Don't do these things...
Read more
Do these things instead...
Read more about Web Accessibility

One of these links provides actual information about the linked content

Now some may say: "But having a long meaningful link breaks the way in which our site is presented! There's only space for a 'Read more' caption!" And for them there is an alternative: use aria-label in your links. Modern screen readers will read the aria-label instead of the anchor text, so you could potentially leave your short link caption while providing a meaningful and accessible text:

  <a href="#" aria-label="Read more about Web Accessibility">
  Read more
</a>

5. Organize content correctly

The content on each page should be structured semantically and organized correctly, using the right headings in an orderly way. This may sound like a no-brainer, but it is a really common mistake: over half of the analyzed home pages presented this issue.

Screen readers allow users to jump from heading to heading. A poorly organized document will resemble a Choose Your Own Adventure book for them! And the disorganization is also confusing for the rest of us as well as for website crawlers.

Heading 1

Heading 3

Heading 2

Heading 4

Heading 1

Heading 2

Heading 3

Heading 4

Your document should be organized like the right column, never like the left one.

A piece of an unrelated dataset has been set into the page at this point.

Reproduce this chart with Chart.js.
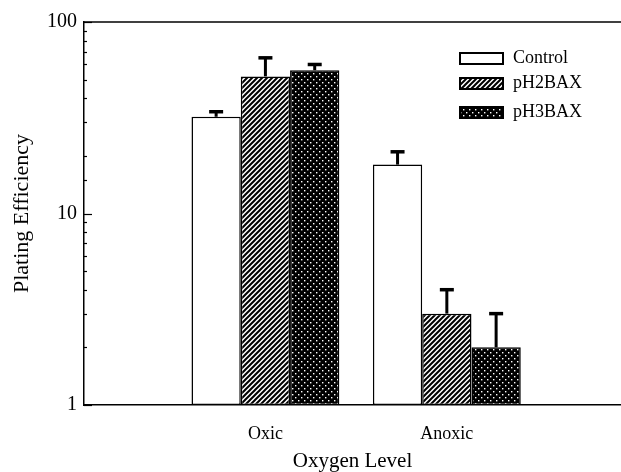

Also, don't forget to use the proper semantic tags; it is important to use headings (<h1>, <h2>, etc.) instead of styling other elements to look like a title. They may be similar visually, but not all users rely on their vision.

Conclusion

The fact that 87% of the Web Accessibility problems found on the WebAIM analysis were really low hanging fruit errors may seem like great news, but we need to take these results with a grain of salt: the analyzed pages were just home pages, which normally don't include complex components subject to more complex accessibility issues.

Also, claiming that 85% of all the accessibility issues could be fixed with the 5 steps above is a bit of a stretch. (Sorry for the click-baity title.) Although, chances are that the actual percentage is not that far off from reality (which would make good the old 80/20 rule in computing).

The main lesson to take away would be that improving Web Accessibility may be challenging, but it is not as complicated as it seems, and every improvement, even the tiniest one, counts.